The school was in a rebel-held part of Qaboun, a district in the east of the city which is contested between government and rebel forces, the monitoring group s

In [66]:
for i, sentence in enumerate(paragraph):
    p = cliff.parseText(sentence)
    num = i
    if 'cities' in p['results']['places']['focus']:
        for i in p['results']['places']['focus']['cities']:
            place = i['name']
            lat = i['lat']
            lon = i['lon']
            print "Cities in sentence " + str(num) + ": " + place + " (" + str(lat) + ", " + str(lon) + ")"


Cities in sentence 0: ‘Ayn al ‘Arab (36.89095, 38.35347)
Cities in sentence 3: Damascus (33.5102, 36.29128)
Cities in sentence 4: Qābūn (33.54309, 36.33604)
Cities in sentence 6: Idlib (35.93062, 36.63393)

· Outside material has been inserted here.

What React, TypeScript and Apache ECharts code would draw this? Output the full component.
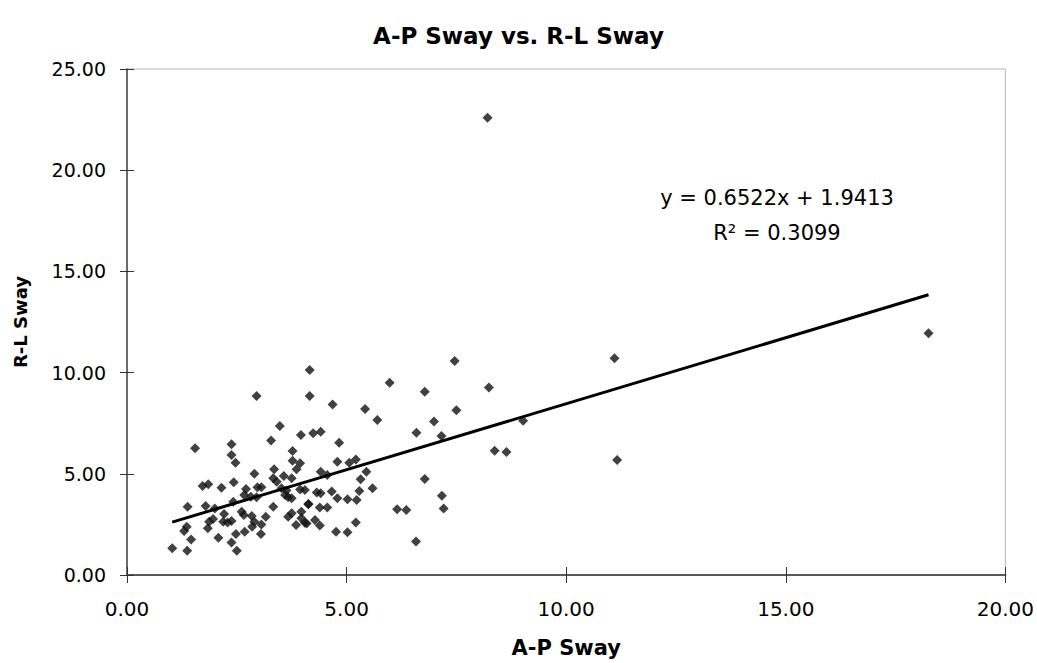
import React, { useEffect, useRef } from "react";
import * as echarts from "echarts";

const apSway = [
  4.16, 2.95, 4.16, 3.48, 3.96, 4.24, 4.41, 1.55, 2.38, 3.28, 2.38, 2.47, 3.77, 3.77, 3.94, 3.86,
  3.35, 2.9, 3.57, 3.33, 3.75, 3.41, 1.72, 1.85, 2.15, 2.43, 2.71, 2.97, 3.06, 3.52, 3.63, 3.94,
  4.05, 4.32, 2.67, 2.82, 2.95, 3.6, 3.67, 3.75, 2.42, 1.38, 1.79, 2.0, 3.33, 4.13, 2.61, 3.97,
  2.21, 2.84, 3.16, 3.75, 1.87, 1.96, 2.19, 2.29, 2.38, 2.66, 2.9, 3.67, 3.97, 4.05, 4.28, 1.36,
  1.3, 1.84, 3.06, 3.85, 1.46, 2.08, 2.48, 2.68, 2.85, 3.05, 2.38, 1.03, 1.37, 2.5,
  7.46, 5.98, 6.78, 8.24, 4.68, 5.42, 5.7, 7.5, 6.99, 6.59, 7.16, 4.83, 4.79, 5.06, 5.21, 4.41,
  4.56, 5.45, 5.32, 6.78, 4.41, 4.66, 5.29, 5.59, 4.79, 5.02, 5.23, 4.13, 4.39, 4.56, 4.09, 4.39,
  4.76, 5.02, 5.21, 6.15, 6.36, 7.17, 7.21, 6.58,
  11.1, 9.02, 8.37, 8.64, 11.16, 8.21, 18.25,
];

const rlSway = [
  10.13, 8.84, 8.84, 7.36, 6.92, 7.0, 7.08, 6.26, 6.46, 6.64, 5.93, 5.55, 6.13, 5.65, 5.52, 5.22,
  5.22, 5.0, 4.89, 4.78, 4.78, 4.61, 4.4, 4.48, 4.31, 4.58, 4.25, 4.33, 4.33, 4.28, 4.17, 4.23,
  4.2, 4.07, 3.95, 3.87, 3.84, 3.95, 3.84, 3.79, 3.62, 3.37, 3.41, 3.29, 3.37, 3.51, 3.13, 3.13,
  3.01, 2.91, 2.88, 3.05, 2.63, 2.77, 2.63, 2.6, 2.67, 2.96, 2.63, 2.88, 2.8, 2.58, 2.72, 2.39,
  2.17, 2.31, 2.5, 2.47, 1.76, 1.84, 2.03, 2.14, 2.39, 2.03, 1.6, 1.32, 1.2, 1.2,
  10.57, 9.5, 9.06, 9.27, 8.43, 8.2, 7.66, 8.14, 7.58, 7.03, 6.87, 6.54, 5.6, 5.55, 5.71, 5.1,
  4.94, 5.1, 4.73, 4.74, 4.04, 4.12, 4.15, 4.28, 3.79, 3.74, 3.71, 3.49, 3.33, 3.34, 2.55, 2.44,
  2.14, 2.11, 2.6, 3.25, 3.21, 3.92, 3.29, 1.65,
  10.71, 7.62, 6.14, 6.08, 5.68, 22.59, 11.94,
];

const slope = 0.6522;
const intercept = 1.9413;
const rSquared = 0.3099;

const chartTitle = "A-P Sway vs. R-L Sway";
const xName = "A-P Sway";
const yName = "R-L Sway";

const FONT = "DejaVu Sans";

export default function App() {
  const ref = useRef<HTMLDivElement>(null);

  useEffect(() => {
    if (!ref.current) return;
    const chart = echarts.init(ref.current, null, { renderer: "svg" });
    const points = apSway.map((x, i) => [x, rlSway[i]]);
    const xmin = Math.min(...apSway);
    const xmax = Math.max(...apSway);
    const trend = [
      [xmin, slope * xmin + intercept],
      [xmax, slope * xmax + intercept],
    ];
    const fmt = (v: number) => v.toFixed(2);

    chart.setOption({
      animation: false,
      backgroundColor: "#ffffff",
      title: {
        text: chartTitle,
        left: "center",
        top: 19,
        textStyle: { fontFamily: FONT, fontSize: 23, fontWeight: "bold", color: "#000" },
      },
      grid: {
        left: 127,
        top: 69,
        right: 31,
        bottom: 88,
        show: true,
        borderColor: "#b4b4b4",
        borderWidth: 1,
        backgroundColor: "#ffffff",
      },
      xAxis: [
        {
          type: "value",
          position: "bottom",
          min: 0,
          max: 20,
          interval: 5,
          name: xName,
          nameLocation: "middle",
          nameGap: 62,
          nameTextStyle: { fontFamily: FONT, fontSize: 21, fontWeight: "bold", color: "#000" },
          axisLine: { show: true, onZero: false, lineStyle: { color: "#5a5a5a", width: 2 } },
          axisTick: { show: true, inside: false, length: 8, lineStyle: { color: "#333", width: 1 } },
          axisLabel: { formatter: fmt, margin: 24, fontFamily: FONT, fontSize: 20, color: "#000" },
          splitLine: { show: false },
        },
        {
          type: "value",
          position: "bottom",
          min: 0,
          max: 20,
          interval: 5,
          axisLine: { show: false },
          axisTick: { show: true, inside: true, length: 8, lineStyle: { color: "#333", width: 1 } },
          axisLabel: { show: false },
          splitLine: { show: false },
        },
      ],
      yAxis: [
        {
          type: "value",
          position: "left",
          min: 0,
          max: 25,
          interval: 5,
          name: yName,
          nameLocation: "middle",
          nameGap: 98,
          nameRotate: 90,
          nameTextStyle: { fontFamily: FONT, fontSize: 18, fontWeight: "bold", color: "#000" },
          axisLine: { show: true, onZero: false, lineStyle: { color: "#444", width: 1.5 } },
          axisTick: { show: true, inside: false, length: 7, lineStyle: { color: "#333", width: 1 } },
          axisLabel: { formatter: fmt, margin: 21, fontFamily: FONT, fontSize: 19, color: "#000" },
          splitLine: { show: false },
        },
        {
          type: "value",
          position: "left",
          min: 0,
          max: 25,
          interval: 5,
          axisLine: { show: false },
          axisTick: { show: true, inside: true, length: 7, lineStyle: { color: "#333", width: 1 } },
          axisLabel: { show: false },
          splitLine: { show: false },
        },
      ],
      graphic: [
        {
          type: "text",
          x: 777,
          y: 198,
          style: {
            text: `y = ${slope.toFixed(4)}x + ${intercept.toFixed(4)}`,
            fontFamily: FONT,
            fontSize: 21,
            fill: "#000",
            textAlign: "center",
            textVerticalAlign: "middle",
          },
        },
        {
          type: "text",
          x: 777,
          y: 233,
          style: {
            text: `R² = ${rSquared.toFixed(4)}`,
            fontFamily: FONT,
            fontSize: 21,
            fill: "#000",
            textAlign: "center",
            textVerticalAlign: "middle",
          },
        },
      ],
      series: [
        {
          type: "scatter",
          xAxisIndex: 0,
          yAxisIndex: 0,
          symbol: "diamond",
          symbolSize: 10,
          itemStyle: { color: "#111111" },
          data: points,
          z: 3,
        },
        {
          type: "line",
          xAxisIndex: 0,
          yAxisIndex: 0,
          data: trend,
          showSymbol: false,
          symbol: "none",
          lineStyle: { color: "#000", width: 3 },
          z: 4,
        },
      ],
    });
    return () => chart.dispose();
  }, []);

  return (
    <div
      ref={ref}
      style={{ position: "fixed", left: 0, top: 0, width: 1037, height: 663, background: "#fff" }}
    />
  );
}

Although the first one doesn't look right (the first sentence [#0] is about Kobani), it turns out that 
‘Ayn al ‘Arab is actually the same place. ([See it on a map](https://www.google.com/maps/place/Ayn+al-Arab%2FAleppo+Governorate,+Turkey/@36.8897215,38.355556,15z/data=!3m1!4b1!4m7!1m4!3m3!1s0x15315e572c090bcd:0xe533e57bae2a797a!2sUnnamed+Rd,+Kubani,+Syria!3b1!3m1!1s0x15315e570e650e43:0x948999c15c6032ef)).

As the makers of CLIFF point out, assessing automated document geolocation is very difficult. Over the next few week, we at the Open Event Data Alliance will start evaluating CLIFF for our needs and see if we can move it into production as our geolocating service.